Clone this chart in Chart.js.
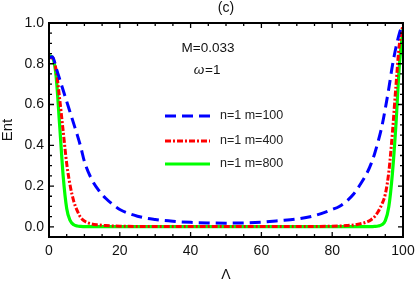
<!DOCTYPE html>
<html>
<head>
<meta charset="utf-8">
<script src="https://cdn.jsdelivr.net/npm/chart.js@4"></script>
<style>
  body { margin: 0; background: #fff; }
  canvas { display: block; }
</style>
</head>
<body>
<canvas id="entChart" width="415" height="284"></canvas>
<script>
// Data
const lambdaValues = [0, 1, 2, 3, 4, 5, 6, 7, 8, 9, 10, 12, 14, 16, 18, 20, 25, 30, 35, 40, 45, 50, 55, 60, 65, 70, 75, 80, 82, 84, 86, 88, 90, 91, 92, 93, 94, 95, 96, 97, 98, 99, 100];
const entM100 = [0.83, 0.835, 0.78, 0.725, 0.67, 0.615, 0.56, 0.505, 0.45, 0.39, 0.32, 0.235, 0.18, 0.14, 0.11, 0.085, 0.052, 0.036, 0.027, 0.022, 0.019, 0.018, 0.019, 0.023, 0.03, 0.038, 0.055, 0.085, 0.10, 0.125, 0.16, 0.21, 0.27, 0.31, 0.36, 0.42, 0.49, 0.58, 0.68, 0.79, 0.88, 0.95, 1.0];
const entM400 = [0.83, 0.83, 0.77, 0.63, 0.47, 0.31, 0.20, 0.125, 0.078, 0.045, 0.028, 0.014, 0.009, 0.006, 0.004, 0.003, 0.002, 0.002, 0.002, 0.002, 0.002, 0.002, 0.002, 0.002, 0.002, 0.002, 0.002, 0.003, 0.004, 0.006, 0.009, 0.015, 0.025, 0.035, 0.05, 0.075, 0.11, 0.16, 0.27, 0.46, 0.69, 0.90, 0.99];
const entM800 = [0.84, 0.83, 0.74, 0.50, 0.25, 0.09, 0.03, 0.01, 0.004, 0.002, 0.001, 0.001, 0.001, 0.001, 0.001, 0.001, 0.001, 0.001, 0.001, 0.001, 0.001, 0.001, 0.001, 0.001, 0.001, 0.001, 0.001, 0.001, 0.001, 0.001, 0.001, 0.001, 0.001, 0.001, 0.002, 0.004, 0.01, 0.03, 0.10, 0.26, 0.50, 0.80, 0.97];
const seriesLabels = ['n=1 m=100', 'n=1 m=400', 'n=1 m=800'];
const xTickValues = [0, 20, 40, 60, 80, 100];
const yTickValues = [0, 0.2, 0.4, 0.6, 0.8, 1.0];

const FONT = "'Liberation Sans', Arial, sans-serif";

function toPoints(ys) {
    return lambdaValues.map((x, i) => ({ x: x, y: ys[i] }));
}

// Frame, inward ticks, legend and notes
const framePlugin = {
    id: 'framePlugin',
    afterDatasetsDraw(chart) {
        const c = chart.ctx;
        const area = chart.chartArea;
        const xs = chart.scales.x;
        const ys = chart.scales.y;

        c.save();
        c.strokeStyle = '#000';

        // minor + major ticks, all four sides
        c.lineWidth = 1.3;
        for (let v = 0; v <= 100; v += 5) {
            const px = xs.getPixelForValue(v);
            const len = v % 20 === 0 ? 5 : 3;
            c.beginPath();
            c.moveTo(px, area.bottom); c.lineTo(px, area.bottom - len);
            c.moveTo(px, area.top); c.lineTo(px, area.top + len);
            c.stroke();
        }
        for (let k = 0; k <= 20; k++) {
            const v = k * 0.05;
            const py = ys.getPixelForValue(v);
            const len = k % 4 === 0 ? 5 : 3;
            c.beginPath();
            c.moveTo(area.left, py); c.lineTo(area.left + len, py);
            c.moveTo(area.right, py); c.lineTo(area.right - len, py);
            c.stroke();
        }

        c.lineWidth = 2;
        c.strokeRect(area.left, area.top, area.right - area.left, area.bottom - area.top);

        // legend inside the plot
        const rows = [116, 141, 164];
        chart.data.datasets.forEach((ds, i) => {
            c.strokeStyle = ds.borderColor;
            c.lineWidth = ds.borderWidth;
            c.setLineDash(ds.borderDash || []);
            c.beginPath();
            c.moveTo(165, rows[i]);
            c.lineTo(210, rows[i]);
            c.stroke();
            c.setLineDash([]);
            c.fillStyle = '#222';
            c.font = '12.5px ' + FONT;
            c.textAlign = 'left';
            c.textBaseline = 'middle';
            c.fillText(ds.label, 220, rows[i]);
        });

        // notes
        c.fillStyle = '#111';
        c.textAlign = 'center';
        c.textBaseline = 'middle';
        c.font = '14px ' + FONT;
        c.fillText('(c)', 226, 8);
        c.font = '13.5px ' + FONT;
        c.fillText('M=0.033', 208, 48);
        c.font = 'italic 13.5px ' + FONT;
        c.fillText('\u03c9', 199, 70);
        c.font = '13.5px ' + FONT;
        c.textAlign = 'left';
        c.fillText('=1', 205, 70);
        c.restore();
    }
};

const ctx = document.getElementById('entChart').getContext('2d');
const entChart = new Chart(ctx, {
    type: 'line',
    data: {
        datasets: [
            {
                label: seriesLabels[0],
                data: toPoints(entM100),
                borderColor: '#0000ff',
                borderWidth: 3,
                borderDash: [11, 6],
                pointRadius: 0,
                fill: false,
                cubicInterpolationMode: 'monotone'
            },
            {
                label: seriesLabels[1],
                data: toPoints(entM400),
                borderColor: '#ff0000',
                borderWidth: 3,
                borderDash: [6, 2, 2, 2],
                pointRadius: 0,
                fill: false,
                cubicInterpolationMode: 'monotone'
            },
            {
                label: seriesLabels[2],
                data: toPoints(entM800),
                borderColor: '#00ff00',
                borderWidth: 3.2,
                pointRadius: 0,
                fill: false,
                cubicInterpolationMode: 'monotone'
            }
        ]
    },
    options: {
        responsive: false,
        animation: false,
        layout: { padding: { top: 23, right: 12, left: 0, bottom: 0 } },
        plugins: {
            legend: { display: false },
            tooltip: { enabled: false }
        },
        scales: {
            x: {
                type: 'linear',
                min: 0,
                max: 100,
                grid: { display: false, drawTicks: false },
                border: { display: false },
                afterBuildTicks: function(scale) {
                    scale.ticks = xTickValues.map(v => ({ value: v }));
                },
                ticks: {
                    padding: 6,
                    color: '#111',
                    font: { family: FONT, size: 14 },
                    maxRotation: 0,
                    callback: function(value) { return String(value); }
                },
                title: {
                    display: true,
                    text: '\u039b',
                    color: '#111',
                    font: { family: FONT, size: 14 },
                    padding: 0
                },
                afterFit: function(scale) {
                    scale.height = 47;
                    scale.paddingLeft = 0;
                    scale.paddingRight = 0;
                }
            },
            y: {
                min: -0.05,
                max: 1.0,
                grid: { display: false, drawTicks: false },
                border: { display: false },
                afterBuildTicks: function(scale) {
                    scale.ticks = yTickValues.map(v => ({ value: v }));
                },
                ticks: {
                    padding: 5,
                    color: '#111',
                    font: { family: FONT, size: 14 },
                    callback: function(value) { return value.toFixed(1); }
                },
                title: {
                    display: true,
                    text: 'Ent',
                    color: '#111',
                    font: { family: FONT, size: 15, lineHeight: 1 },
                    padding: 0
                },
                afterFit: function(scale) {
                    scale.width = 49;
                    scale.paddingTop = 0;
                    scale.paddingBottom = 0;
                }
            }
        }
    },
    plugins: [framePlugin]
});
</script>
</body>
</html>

- _What you should do_:
Images should not appear in the copy; retype the listing above exactly.

- _The output_:
Clone this chart in Chart.js.
<!DOCTYPE html>
<html>
<head>
<meta charset="utf-8">
<script src="https://cdn.jsdelivr.net/npm/chart.js@4"></script>
<style>
  body { margin: 0; background: #fff; }
  canvas { display: block; }
</style>
</head>
<body>
<canvas id="entChart" width="415" height="284"></canvas>
<script>
// Data
const lambdaValues = [0, 1, 2, 3, 4, 5, 6, 7, 8, 9, 10, 12, 14, 16, 18, 20, 25, 30, 35, 40, 45, 50, 55, 60, 65, 70, 75, 80, 82, 84, 86, 88, 90, 91, 92, 93, 94, 95, 96, 97, 98, 99, 100];
const entM100 = [0.83, 0.835, 0.78, 0.725, 0.67, 0.615, 0.56, 0.505, 0.45, 0.39, 0.32, 0.235, 0.18, 0.14, 0.11, 0.085, 0.052, 0.036, 0.027, 0.022, 0.019, 0.018, 0.019, 0.023, 0.03, 0.038, 0.055, 0.085, 0.10, 0.125, 0.16, 0.21, 0.27, 0.31, 0.36, 0.42, 0.49, 0.58, 0.68, 0.79, 0.88, 0.95, 1.0];
const entM400 = [0.83, 0.83, 0.77, 0.63, 0.47, 0.31, 0.20, 0.125, 0.078, 0.045, 0.028, 0.014, 0.009, 0.006, 0.004, 0.003, 0.002, 0.002, 0.002, 0.002, 0.002, 0.002, 0.002, 0.002, 0.002, 0.002, 0.002, 0.003, 0.004, 0.006, 0.009, 0.015, 0.025, 0.035, 0.05, 0.075, 0.11, 0.16, 0.27, 0.46, 0.69, 0.90, 0.99];
const entM800 = [0.84, 0.83, 0.74, 0.50, 0.25, 0.09, 0.03, 0.01, 0.004, 0.002, 0.001, 0.001, 0.001, 0.001, 0.001, 0.001, 0.001, 0.001, 0.001, 0.001, 0.001, 0.001, 0.001, 0.001, 0.001, 0.001, 0.001, 0.001, 0.001, 0.001, 0.001, 0.001, 0.001, 0.001, 0.002, 0.004, 0.01, 0.03, 0.10, 0.26, 0.50, 0.80, 0.97];
const seriesLabels = ['n=1 m=100', 'n=1 m=400', 'n=1 m=800'];
const xTickValues = [0, 20, 40, 60, 80, 100];
const yTickValues = [0, 0.2, 0.4, 0.6, 0.8, 1.0];

const FONT = "'Liberation Sans', Arial, sans-serif";

function toPoints(ys) {
    return lambdaValues.map((x, i) => ({ x: x, y: ys[i] }));
}

// Frame, inward ticks, legend and notes
const framePlugin = {
    id: 'framePlugin',
    afterDatasetsDraw(chart) {
        const c = chart.ctx;
        const area = chart.chartArea;
        const xs = chart.scales.x;
        const ys = chart.scales.y;

        c.save();
        c.strokeStyle = '#000';

        // minor + major ticks, all four sides
        c.lineWidth = 1.3;
        for (let v = 0; v <= 100; v += 5) {
            const px = xs.getPixelForValue(v);
            const len = v % 20 === 0 ? 5 : 3;
            c.beginPath();
            c.moveTo(px, area.bottom); c.lineTo(px, area.bottom - len);
            c.moveTo(px, area.top); c.lineTo(px, area.top + len);
            c.stroke();
        }
        for (let k = 0; k <= 20; k++) {
            const v = k * 0.05;
            const py = ys.getPixelForValue(v);
            const len = k % 4 === 0 ? 5 : 3;
            c.beginPath();
            c.moveTo(area.left, py); c.lineTo(area.left + len, py);
            c.moveTo(area.right, py); c.lineTo(area.right - len, py);
            c.stroke();
        }

        c.lineWidth = 2;
        c.strokeRect(area.left, area.top, area.right - area.left, area.bottom - area.top);

        // legend inside the plot
        const rows = [116, 141, 164];
        chart.data.datasets.forEach((ds, i) => {
            c.strokeStyle = ds.borderColor;
            c.lineWidth = ds.borderWidth;
            c.setLineDash(ds.borderDash || []);
            c.beginPath();
            c.moveTo(165, rows[i]);
            c.lineTo(210, rows[i]);
            c.stroke();
            c.setLineDash([]);
            c.fillStyle = '#222';
            c.font = '12.5px ' + FONT;
            c.textAlign = 'left';
            c.textBaseline = 'middle';
            c.fillText(ds.label, 220, rows[i]);
        });

        // notes
        c.fillStyle = '#111';
        c.textAlign = 'center';
        c.textBaseline = 'middle';
        c.font = '14px ' + FONT;
        c.fillText('(c)', 226, 8);
        c.font = '13.5px ' + FONT;
        c.fillText('M=0.033', 208, 48);
        c.font = 'italic 13.5px ' + FONT;
        c.fillText('\u03c9', 199, 70);
        c.font = '13.5px ' + FONT;
        c.textAlign = 'left';
        c.fillText('=1', 205, 70);
        c.restore();
    }
};

const ctx = document.getElementById('entChart').getContext('2d');
const entChart = new Chart(ctx, {
    type: 'line',
    data: {
        datasets: [
            {
                label: seriesLabels[0],
                data: toPoints(entM100),
                borderColor: '#0000ff',
                borderWidth: 3,
                borderDash: [11, 6],
                pointRadius: 0,
                fill: false,
                cubicInterpolationMode: 'monotone'
            },
            {
                label: seriesLabels[1],
                data: toPoints(entM400),
                borderColor: '#ff0000',
                borderWidth: 3,
                borderDash: [6, 2, 2, 2],
                pointRadius: 0,
                fill: false,
                cubicInterpolationMode: 'monotone'
            },
            {
                label: seriesLabels[2],
                data: toPoints(entM800),
                borderColor: '#00ff00',
                borderWidth: 3.2,
                pointRadius: 0,
                fill: false,
                cubicInterpolationMode: 'monotone'
            }
        ]
    },
    options: {
        responsive: false,
        animation: false,
        layout: { padding: { top: 23, right: 12, left: 0, bottom: 0 } },
        plugins: {
            legend: { display: false },
            tooltip: { enabled: false }
        },
        scales: {
            x: {
                type: 'linear',
                min: 0,
                max: 100,
                grid: { display: false, drawTicks: false },
                border: { display: false },
                afterBuildTicks: function(scale) {
                    scale.ticks = xTickValues.map(v => ({ value: v }));
                },
                ticks: {
                    padding: 6,
                    color: '#111',
                    font: { family: FONT, size: 14 },
                    maxRotation: 0,
                    callback: function(value) { return String(value); }
                },
                title: {
                    display: true,
                    text: '\u039b',
                    color: '#111',
                    font: { family: FONT, size: 14 },
                    padding: 0
                },
                afterFit: function(scale) {
                    scale.height = 47;
                    scale.paddingLeft = 0;
                    scale.paddingRight = 0;
                }
            },
            y: {
                min: -0.05,
                max: 1.0,
                grid: { display: false, drawTicks: false },
                border: { display: false },
                afterBuildTicks: function(scale) {
                    scale.ticks = yTickValues.map(v => ({ value: v }));
                },
                ticks: {
                    padding: 5,
                    color: '#111',
                    font: { family: FONT, size: 14 },
                    callback: function(value) { return value.toFixed(1); }
                },
                title: {
                    display: true,
                    text: 'Ent',
                    color: '#111',
                    font: { family: FONT, size: 15, lineHeight: 1 },
                    padding: 0
                },
                afterFit: function(scale) {
                    scale.width = 49;
                    scale.paddingTop = 0;
                    scale.paddingBottom = 0;
                }
            }
        }
    },
    plugins: [framePlugin]
});
</script>
</body>
</html>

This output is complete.